The film 'Shahid' depicts his real-life story on screen. It was while he was defending Faheem Ansari in the 26/11 case that he was shot dead in his office in 2010.
"It was quite emotional to see him on screen. We wanted people to know him, his story and we are happy the way the film has come out. Almost 95 per cent of the film is accurate," Shahid's brother Khalid told PTI.
"People should be aware of the work he did. His spirit to help the poor and the needy who get falsely implicated on the wrong side of the law (must be known)," Khalid said. The film has a scene in which Shahid's face is blackened by assailants outside the court room.

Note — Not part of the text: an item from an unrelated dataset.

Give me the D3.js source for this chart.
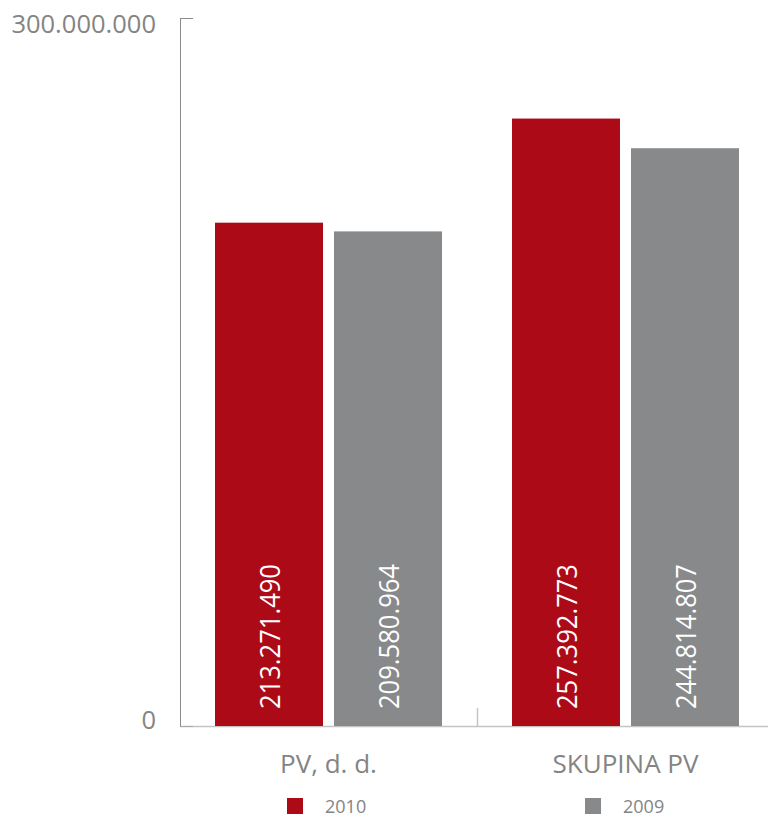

"This is the remaining five percent where the filmmaker has taken the liberty to add things. But we all family members are with Hansal Mehta (director) as we are happy with the fact that there is someone who is telling the story of my brother through this medium (film)," Khalid said.
Shahid's seven-year-long legal career was all about securing justice for the poor and those who were framed.
"I shared a very good bonding with him. He was like a close friend to me... I used to share everything with him. He was there by my side as a friend, as a tutor," Khalid said.
The film features Rajkumar Yadav of 'Kai Po Che' fame as Shahid and releases on October 18.
"He has given his best and has done a good job. He has given 100 per cent to the film and made every bit of it look real," Khalid said.
Khalid himself is a lawyer and now he sits on the very chair on which his brother's life was cut short.
Ask him about the ongoing trial, he says, I don't want to get into it as the matter is still in court. It is said justice will be done but it will take time.